Sunday, October 23, 2016

Far Away

It's been hard. It has only been one week away from you, but so much has happened that it feels like an eternity since I saw your face, and since I held your hand. I missed you so much before I arrived. The way your eyes light up, or how your laugh sounds in person, or how perfectly I seem to fit in your arms. I missed your stories and your voice, the things we did together and your hand on my knee while you drove. 

It's like we have these little pockets of time where we are real. One month here, a weekend there...and it's hard. Please don't misunderstand, because knowing I'll get to talk to you and I'll get to hear your voice on the other end of the phone is what gets me through the day. I mean that the distance is so hard emotionally, and it's tough on our relationship too. I wish that we had time to be together now, because I'm worried that all of this distance and time spent apart is going to force the relationship to be old and mature long before it needed to. I want us to be able to date and be silly and flirty and have fun together and not be so burdened by something like 1200 miles between us. 

I want this to be real. It would break my heart if we got burned out while we were still apart, because it just wouldn't be fair. I don't want us to live through an entire relationship in a few months time and through a few thousand text messages. I wish there had been more time for me to be there with you, for us to be together, because I want this to be real. I want to go on cute dates to fancy dinner(or even just Steak and Shake), and I want to walk around Rollins just because. I want to go to the grocery store and buy stuff to make dinner together, I want to go tour a winery. I want to go see the sunset with you more than once, and I want to sit around and watch a ballgame with you. I want us to have the chance to be real...and here's where you're going to tell me to stop borrowing worry from the future, but I need to say it anyway.

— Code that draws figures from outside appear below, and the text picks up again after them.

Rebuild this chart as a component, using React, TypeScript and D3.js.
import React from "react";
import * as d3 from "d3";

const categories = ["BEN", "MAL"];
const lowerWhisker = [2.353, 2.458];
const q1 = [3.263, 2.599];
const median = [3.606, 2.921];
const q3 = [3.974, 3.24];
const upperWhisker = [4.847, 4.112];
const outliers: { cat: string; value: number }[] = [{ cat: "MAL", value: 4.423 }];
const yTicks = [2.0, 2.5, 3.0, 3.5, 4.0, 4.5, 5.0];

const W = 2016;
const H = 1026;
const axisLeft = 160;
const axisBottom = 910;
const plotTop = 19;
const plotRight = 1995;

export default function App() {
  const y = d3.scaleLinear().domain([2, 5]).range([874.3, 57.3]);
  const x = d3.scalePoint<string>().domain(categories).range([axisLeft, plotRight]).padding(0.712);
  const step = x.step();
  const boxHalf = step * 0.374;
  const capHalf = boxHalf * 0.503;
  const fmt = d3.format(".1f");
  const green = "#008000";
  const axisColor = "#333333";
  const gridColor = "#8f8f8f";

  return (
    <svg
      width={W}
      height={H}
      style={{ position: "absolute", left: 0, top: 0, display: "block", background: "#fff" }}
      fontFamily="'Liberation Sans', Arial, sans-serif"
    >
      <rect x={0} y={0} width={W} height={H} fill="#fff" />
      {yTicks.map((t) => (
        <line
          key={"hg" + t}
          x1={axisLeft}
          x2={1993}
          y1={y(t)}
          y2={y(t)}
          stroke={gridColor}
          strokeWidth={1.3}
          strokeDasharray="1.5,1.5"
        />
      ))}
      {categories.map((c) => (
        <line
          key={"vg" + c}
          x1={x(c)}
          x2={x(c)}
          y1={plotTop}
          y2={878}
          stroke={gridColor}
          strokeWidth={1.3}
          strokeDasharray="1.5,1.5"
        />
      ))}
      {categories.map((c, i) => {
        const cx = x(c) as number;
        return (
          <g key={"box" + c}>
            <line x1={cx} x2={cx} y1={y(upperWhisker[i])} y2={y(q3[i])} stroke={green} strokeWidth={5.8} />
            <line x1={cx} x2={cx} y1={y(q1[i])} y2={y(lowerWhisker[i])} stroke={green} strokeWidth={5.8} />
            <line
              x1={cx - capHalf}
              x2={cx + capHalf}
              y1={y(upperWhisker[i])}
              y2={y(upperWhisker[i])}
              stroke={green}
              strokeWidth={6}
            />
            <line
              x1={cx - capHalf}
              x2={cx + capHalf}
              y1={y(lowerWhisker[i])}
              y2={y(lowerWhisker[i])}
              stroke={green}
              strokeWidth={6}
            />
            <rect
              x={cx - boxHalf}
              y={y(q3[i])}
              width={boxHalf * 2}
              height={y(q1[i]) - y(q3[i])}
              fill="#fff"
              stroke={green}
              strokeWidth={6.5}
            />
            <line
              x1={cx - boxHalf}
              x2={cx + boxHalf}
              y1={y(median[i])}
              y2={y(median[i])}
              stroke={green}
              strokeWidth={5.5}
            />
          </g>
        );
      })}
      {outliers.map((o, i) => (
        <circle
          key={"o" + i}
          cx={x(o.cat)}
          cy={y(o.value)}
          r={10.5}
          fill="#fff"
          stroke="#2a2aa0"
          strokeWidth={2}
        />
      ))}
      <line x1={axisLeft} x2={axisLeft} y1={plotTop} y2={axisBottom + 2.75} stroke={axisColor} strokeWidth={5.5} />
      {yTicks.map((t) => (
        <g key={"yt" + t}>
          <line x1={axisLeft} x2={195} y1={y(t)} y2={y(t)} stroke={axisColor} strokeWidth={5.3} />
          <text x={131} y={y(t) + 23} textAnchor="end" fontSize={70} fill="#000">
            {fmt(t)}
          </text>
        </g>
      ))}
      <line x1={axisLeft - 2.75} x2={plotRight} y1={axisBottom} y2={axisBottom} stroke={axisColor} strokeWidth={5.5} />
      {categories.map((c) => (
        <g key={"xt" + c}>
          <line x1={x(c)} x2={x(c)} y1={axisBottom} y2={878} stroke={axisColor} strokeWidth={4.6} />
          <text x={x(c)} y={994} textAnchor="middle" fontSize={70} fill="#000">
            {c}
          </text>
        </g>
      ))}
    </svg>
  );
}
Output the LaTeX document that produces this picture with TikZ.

When I come back, because I do still plan on coming back, I wonder how this is going to work. It was easy when I only had 2 weeks left and worked at the same place you did, and it was easy to forego sleep for a few days because I was only around for that long, but what happens when I'm on the day shift and you're not? When I don't get a Friday or Saturday off regularly? When we can't find time to be together and do those things even when we're only 30 miles apart. Again, I'm aware that that is an issue for further down the road, but then again, it may be closer than you imagine. I'm worried that we're going to have too many obstacles, that THIS is the easy part, being halfway across the country from one another. 

You mean so much to me, and I have no plans of walking away. I'm a person who plans and who looks way too far into the future, probably. So for me, looking is scary right now, because while I'm confident in us and this connection that we have, and while I want so badly to just be near you, I know that the circumstances outside of our control are not in our favor. It's easy to exist within a hotel room over 48 hours, or from 1am-4am for 2 weeks, but I just don't know how to make it work, how to make it real, when we're bound to be on opposite schedules and with no place of our own- mine or yours. I know I'm borrowing from the future, trust me I'm aware. And it's not something that sits on my mind all the time, just these last couple days I've been thinking about it. I'm worried for us, and I can't really just turn that off.